The coronavirus pandemic has caused mass disruption across the world of sport, and top-level football has been no different, with virtually all leagues shut down for at least three months and Euro 2020 pushed back a full year.
UEFA delayed the Euros in order to facilitate domestic leagues and the top-tier European competitions being concluded, but the three-month delay for most competitions has also impacted the transfer and registration windows.
Many leagues would usually allow for transfers to be completed in June, but due to the delay, those windows have had to be pushed back to avoid the 2019-20 season being further compromised.

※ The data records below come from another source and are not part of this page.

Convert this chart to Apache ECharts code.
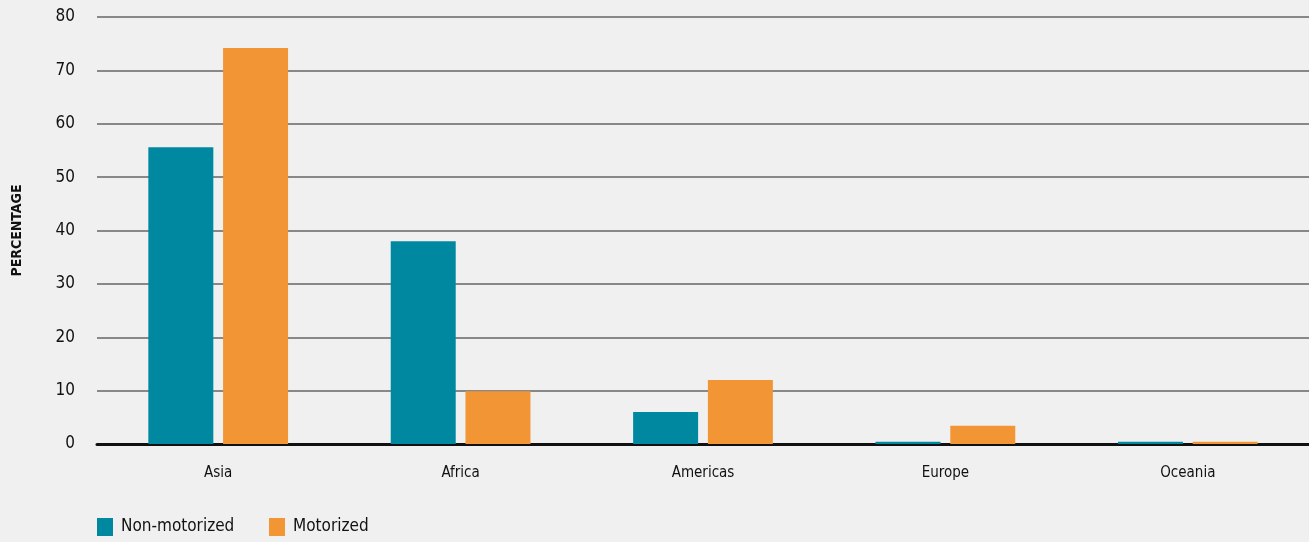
<!DOCTYPE html>
<html>
<head>
<meta charset="utf-8">
<script src="https://cdn.jsdelivr.net/npm/echarts@6/dist/echarts.min.js"></script>
<style>
html,body{margin:0;padding:0;background:#f0f0f0;}
#c{width:1309px;height:542px;}
</style>
</head>
<body>
<div id="c"></div>
<script>
const categories = ['Asia', 'Africa', 'Americas', 'Europe', 'Oceania'];
const nonMotorized = [55.6, 38.0, 6.0, 0.4, 0.4];
const motorized = [74.2, 9.9, 12.0, 3.4, 0.4];
const seriesNames = ['Non-motorized', 'Motorized'];
const yAxisTitle = 'PERCENTAGE';

const FONT = '"DejaVu Sans Condensed", "Liberation Sans Narrow", sans-serif';
const legendText = { fontFamily: FONT, fontSize: 17, color: '#111', padding: [0,0,0,3] };
const chart = echarts.init(document.getElementById('c'));
chart.setOption({
  backgroundColor: '#f0f0f0',
  animation: false,
  grid: { left: 97, right: 0, top: 17, bottom: 98, containLabel: false, outerBoundsMode: 'none' },
  legend: [
    { data: [seriesNames[0]], left: 97, top: 518, padding: 0, itemWidth: 16, itemHeight: 18, icon: 'rect', textStyle: legendText },
    { data: [seriesNames[1]], left: 269, top: 518, padding: 0, itemWidth: 16, itemHeight: 18, icon: 'rect', textStyle: legendText }
  ],
  xAxis: {
    type: 'category',
    data: categories,
    axisLine: { show: true, lineStyle: { color: '#111', width: 3 } },
    axisTick: { show: false },
    axisLabel: { fontFamily: FONT, fontSize: 15, color: '#111', margin: 22 }
  },
  yAxis: {
    type: 'value',
    min: 0, max: 80, interval: 10,
    name: yAxisTitle,
    nameLocation: 'middle',
    nameGap: 73,
    nameRotate: 90,
    nameTextStyle: { fontFamily: FONT, fontWeight: 'bold', fontSize: 14, color: '#111' },
    axisLine: { show: false },
    axisTick: { show: false },
    axisLabel: { fontFamily: FONT, fontSize: 17, color: '#111', margin: 22 },
    splitLine: { lineStyle: { color: '#666', width: 1.5 } }
  },
  series: [
    { name: seriesNames[0], type: 'bar', data: nonMotorized, barWidth: 65, barGap: '15%', itemStyle: { color: '#0088a0' } },
    { name: seriesNames[1], type: 'bar', data: motorized, barWidth: 65, itemStyle: { color: '#f29535' } }
  ]
});
</script>
</body>
</html>
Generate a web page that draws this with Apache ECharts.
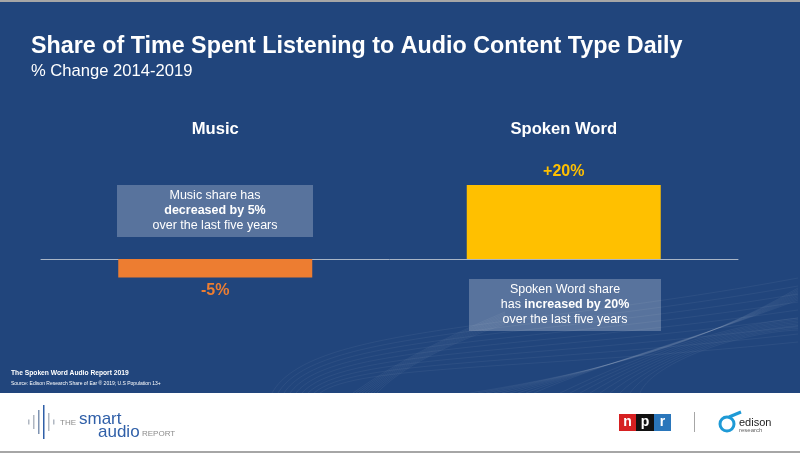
<!DOCTYPE html>
<html>
<head>
<meta charset="utf-8">
<title>Share of Time Spent Listening</title>
<style>
	html,body{margin:0;padding:0;background:#fff;}
	#main{width:800px;height:453px;}
</style>
<script src="https://cdn.jsdelivr.net/npm/echarts@6/dist/echarts.min.js"></script>
</head>
<body>
<div id="main"></div>
<script>
var categories = ['Music', 'Spoken Word'];
var values = [-5, 20];
var valueLabels = ['-5%', '+20%'];
var barColors = ['#ED7D31', '#FFC000'];
var waveBars = [5, 14, 24, 34, 18, 5];

var fontName = '"Liberation Sans", Arial, sans-serif';
var noteStyle = {
	n: {fontFamily: fontName, fontSize: 12.5, fill: '#fff', lineHeight: 15},
	b: {fontFamily: fontName, fontSize: 12.5, fontWeight: 'bold', fill: '#fff', lineHeight: 15}
};

//说明框
function noteBox(x, y, w, h, text){
	return [{
		type: 'rect', z: 3,
		shape: {x: x, y: y, width: w, height: h},
		style: {fill: 'rgba(255,255,255,0.25)'}
	},{
		type: 'text', z: 4, x: x + w / 2, y: y + h / 2,
		style: {text: text, rich: noteStyle, fill: '#fff', align: 'center', verticalAlign: 'middle'}
	}];
}

function label(text, x, y, size, color, weight, align){
	return {
		type: 'text', z: 6, x: x, y: y,
		style: {
			text: text, fontFamily: fontName, fontSize: size, fontWeight: weight || 'normal',
			fill: color, align: align || 'left', verticalAlign: 'middle'
		}
	};
}

function box(x, y, w, h, color, z){
	return {type: 'rect', z: z || 5, shape: {x: x, y: y, width: w, height: h}, style: {fill: color}};
}

function curve(x1, y1, cx1, cy1, cx2, cy2, x2, y2, alpha){
	return {
		type: 'bezierCurve', z: 1,
		shape: {x1: x1, y1: y1, cpx1: cx1, cpy1: cy1, cpx2: cx2, cpy2: cy2, x2: x2, y2: y2},
		style: {stroke: 'rgba(255,255,255,' + alpha + ')', fill: 'none', lineWidth: 1}
	};
}

//背景装饰线
function decoration(){
	var list = [], i;
	for(i = 0; i < 9; i++){
		list.push(curve(272 + i * 6, 393, 310 + i * 6, 325 + i * 5, 520, 330 + i * 5, 798, 278 + i * 8, 0.05));
		list.push(curve(353 + i * 3, 393, 400, 360 + i, 450, 335 + i, 505, 312 + i * 1.5, 0.05));
		list.push(curve(470 + i * 8, 393, 600, 372 - i, 700, 345 - i, 798, 288 + i * 1.5, 0.05));
		list.push(curve(560 + i * 10, 393, 650, 350 + i * 2, 730, 325 + i, 798, 318 + i * 1.5, 0.05));
	}
	return list;
}

//页脚标志
function footer(){
	var list = [box(0, 393, 800, 58, '#fff', 5), box(0, 451, 800, 2, '#A6A6A6', 5), box(0, 0, 800, 2, '#A6A6A6', 5)];
	for(var i = 0; i < waveBars.length; i++){
		list.push(box(28 + i * 5, 422 - waveBars[i] / 2, 1.5, waveBars[i], i == 3 ? '#2F5FA8' : (i == 2 ? '#7F93B2' : '#B0B7C2'), 6));
	}
	list.push(label('THE', 60, 423, 8, '#8C8C8C'));
	list.push(label('smart', 79, 419, 17, '#2F5FA8'));
	list.push(label('audio', 98, 432, 17, '#2F5FA8'));
	list.push(label('REPORT', 142, 434, 8, '#8C8C8C'));
	list.push(box(619, 414, 17, 17, '#D62021', 6));
	list.push(box(636, 414, 18, 17, '#111', 6));
	list.push(box(654, 414, 17, 17, '#2A76BB', 6));
	list.push(label('n', 627.5, 422, 14, '#fff', 'bold', 'center'));
	list.push(label('p', 645, 422, 14, '#fff', 'bold', 'center'));
	list.push(label('r', 662.5, 422, 14, '#fff', 'bold', 'center'));
	list.push(box(694, 412, 1, 20, '#A6A6A6', 6));
	list.push({type: 'circle', z: 6, shape: {cx: 727, cy: 424, r: 7}, style: {fill: 'none', stroke: '#1E9AD6', lineWidth: 3}});
	list.push({type: 'line', z: 6, shape: {x1: 729, y1: 417, x2: 741, y2: 412}, style: {stroke: '#1E9AD6', lineWidth: 3}});
	list.push(label('edison', 739, 423, 11, '#222'));
	list.push(label('research', 739, 430, 6, '#666'));
	return list;
}

var chart = echarts.init(document.getElementById('main'));
var graphics = decoration()
	.concat(noteBox(117, 185, 196, 52, '{n|Music share has}\n{b|decreased by 5%}\n{n|over the last five years}'))
	.concat(noteBox(469, 279, 192, 52, '{n|Spoken Word share}\n{n|has }{b|increased by 20%}\n{n|over the last five years}'))
	.concat(footer());
graphics.push(label('The Spoken Word Audio Report 2019', 11, 373, 6.7, '#fff', 'bold'));
graphics.push(label('Source: Edison Research Share of Ear \u00AE 2019; U.S Population 13+', 11, 383.5, 5, '#fff'));

var barData = [];
for(var i = 0; i < values.length; i++){
	barData.push({
		value: values[i],
		itemStyle: {color: barColors[i]},
		label: {color: barColors[i], formatter: valueLabels[i]}
	});
}

chart.setOption({
	animation: false,
	backgroundColor: '#21457C',
	title: {
		text: 'Share of Time Spent Listening to Audio Content Type Daily',
		subtext: '% Change 2014-2019',
		left: 26,
		top: 30,
		itemGap: 5,
		textStyle: {fontFamily: fontName, fontSize: 23.3, fontWeight: 'bold', color: '#fff'},
		subtextStyle: {fontFamily: fontName, fontSize: 16.6, color: '#fff'}
	},
	grid: {left: 41, width: 697, top: 185, height: 111},
	xAxis: [{
		type: 'category',
		data: categories,
		axisLine: {onZero: true, lineStyle: {color: '#A9B5C6', width: 1}},
		axisTick: {show: false},
		axisLabel: {show: false}
	},{
		type: 'category',
		data: categories,
		position: 'top',
		offset: 47,
		axisLine: {show: false},
		axisTick: {show: false},
		axisLabel: {margin: 0, fontFamily: fontName, fontSize: 16.6, fontWeight: 'bold', color: '#fff'}
	}],
	yAxis: {
		type: 'value',
		min: -10,
		max: 20,
		interval: 10,
		show: false
	},
	series: [{
		type: 'bar',
		xAxisIndex: 0,
		barWidth: 194,
		data: barData,
		label: {
			show: true,
			position: 'outside',
			distance: 5,
			fontFamily: fontName,
			fontSize: 16,
			fontWeight: 'bold'
		}
	}],
	graphic: graphics
});
</script>
</body>
</html>
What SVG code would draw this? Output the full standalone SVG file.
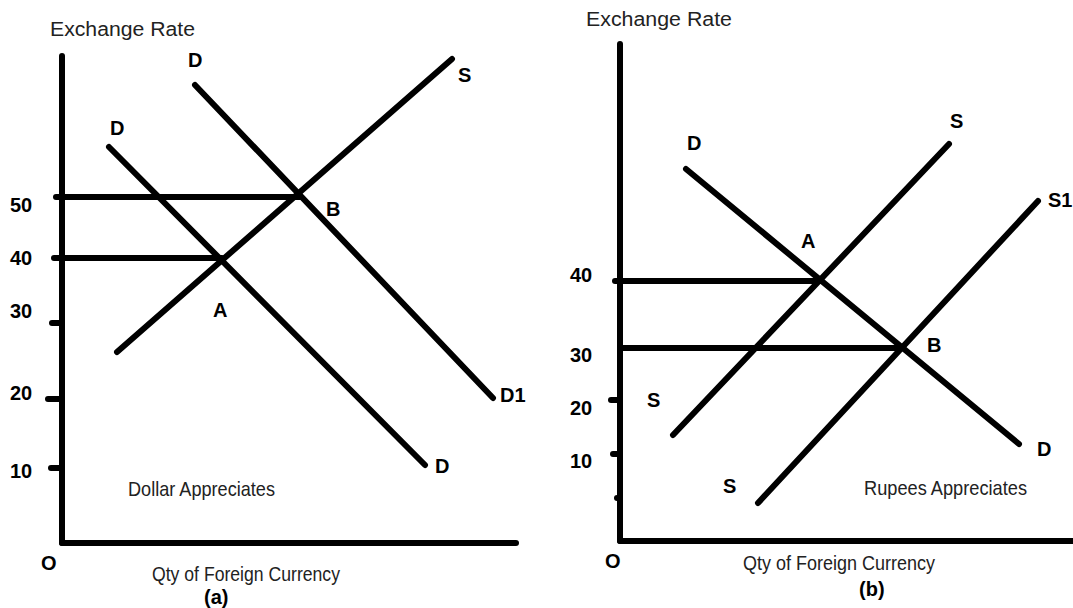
<svg xmlns="http://www.w3.org/2000/svg" width="1073" height="608" viewBox="0 0 1073 608">
<style>
.ln{stroke:#000;stroke-width:6;stroke-linecap:round;fill:none}
.b{font-family:"Liberation Sans",Arial,sans-serif;font-weight:bold;font-size:20px;fill:#000}
.n{font-family:"Liberation Sans",Arial,sans-serif;font-size:20px;fill:#222}
.c{font-family:"Liberation Sans",Arial,sans-serif;font-size:21px;fill:#222}
</style>
<rect width="1073" height="608" fill="#fff"/>
<g id="panel-a">
  <g id="axes-a">
    <line class="ln" x1="62" y1="56" x2="62" y2="543"/>
    <line class="ln" x1="62" y1="543" x2="516" y2="543"/>
    <line class="ln" x1="52" y1="323" x2="62" y2="323"/>
    <line class="ln" x1="48" y1="399" x2="62" y2="399"/>
    <line class="ln" x1="51" y1="468" x2="62" y2="468"/>
  </g>
  <g id="connectors-a">
    <line class="ln" x1="56" y1="197" x2="300" y2="197"/>
    <line class="ln" x1="54" y1="258" x2="222" y2="258"/>
    <line class="ln" x1="117" y1="352" x2="452" y2="59"/>
    <line class="ln" x1="195" y1="85" x2="493" y2="398"/>
    <line class="ln" x1="109" y1="147" x2="425" y2="465"/>
  </g>
  <g id="labels-a">
    <text class="n" x="50" y="36" textLength="145" lengthAdjust="spacingAndGlyphs">Exchange Rate</text>
    <text class="b" x="10" y="212">50</text>
    <text class="b" x="10" y="265">40</text>
    <text class="b" x="10" y="318">30</text>
    <text class="b" x="10" y="400">20</text>
    <text class="b" x="10" y="478">10</text>
    <text class="b" x="188" y="67">D</text>
    <text class="b" x="110" y="135">D</text>
    <text class="b" x="458" y="82">S</text>
    <text class="b" x="326" y="216">B</text>
    <text class="b" x="213" y="317">A</text>
    <text class="b" x="500" y="402">D1</text>
    <text class="b" x="435" y="473">D</text>
    <text class="c" x="128" y="496" textLength="147" lengthAdjust="spacingAndGlyphs">Dollar Appreciates</text>
    <text class="b" x="41" y="570">O</text>
    <text class="c" x="152" y="581" textLength="188" lengthAdjust="spacingAndGlyphs">Qty of Foreign Currency</text>
    <text class="b" x="204" y="604">(a)</text>
  </g>
</g>
<g id="panel-b">
  <g id="axes-b">
    <line class="ln" x1="620" y1="44" x2="620" y2="541"/>
    <line class="ln" x1="620" y1="541" x2="1078" y2="541"/>
    <line class="ln" x1="611" y1="400" x2="620" y2="400"/>
    <line class="ln" x1="613" y1="454" x2="620" y2="454"/>
    <line class="ln" x1="617" y1="498" x2="620" y2="498"/>
  </g>
  <g id="connectors-b">
    <line class="ln" x1="615" y1="281" x2="820" y2="281"/>
    <line class="ln" x1="620" y1="348" x2="903" y2="348"/>
    <line class="ln" x1="686" y1="169" x2="1019" y2="444"/>
    <line class="ln" x1="673" y1="435" x2="949" y2="144"/>
    <line class="ln" x1="758" y1="503" x2="1038" y2="201"/>
  </g>
  <g id="labels-b">
    <text class="n" x="586" y="26" textLength="146" lengthAdjust="spacingAndGlyphs">Exchange Rate</text>
    <text class="b" x="570" y="282">40</text>
    <text class="b" x="570" y="362">30</text>
    <text class="b" x="570" y="415">20</text>
    <text class="b" x="570" y="468">10</text>
    <text class="b" x="687" y="150">D</text>
    <text class="b" x="950" y="128">S</text>
    <text class="b" x="1048" y="207">S1</text>
    <text class="b" x="801" y="248">A</text>
    <text class="b" x="927" y="352">B</text>
    <text class="b" x="647" y="407">S</text>
    <text class="b" x="723" y="493">S</text>
    <text class="b" x="1037" y="456">D</text>
    <text class="c" x="864" y="495" textLength="163" lengthAdjust="spacingAndGlyphs">Rupees Appreciates</text>
    <text class="b" x="605" y="568">O</text>
    <text class="c" x="743" y="570" textLength="192" lengthAdjust="spacingAndGlyphs">Qty of Foreign Currency</text>
    <text class="b" x="859" y="596">(b)</text>
  </g>
</g>
</svg>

UEFA wants all its leagues to implement a transfer deadline of October 5, with the governing body confirming it has set October 6 as the final opportunity to register players for next season's Champions League and Europa League.
Following a video conference of UEFA's executive committee, a statement read: "The deadline for player registration for the group stage of the 2020-21 UEFA club competitions has been set to October 6, 2020.
"As a result, the UEFA executive committee called on all member associations to adopt a harmonised end date to the upcoming summer transfer window, with this date set as October 5, 2020."
UEFA also revealed new temporary emergency Financial Fair Play (FFP) regulations, taking into account the adverse effect the coronavirus pandemic has had on economic stability in the sport.
Among the alterations, UEFA says it is "providing flexibility" by allowing clubs to adjust break-even calculations for revenue shortfalls in 2020 and 2021, ensuring "equal treatment" of clubs where the impact of Covid-19 may be felt in different reporting periods, and acknowledging revenue shortfalls will be due to the pandemic rather than financial mismanagement.
Nevertheless, it affirmed its commitment to FFP's main goal, as it will still ensure clubs are meeting transfer and salary obligations on time, while also protecting the system from "potential abuses".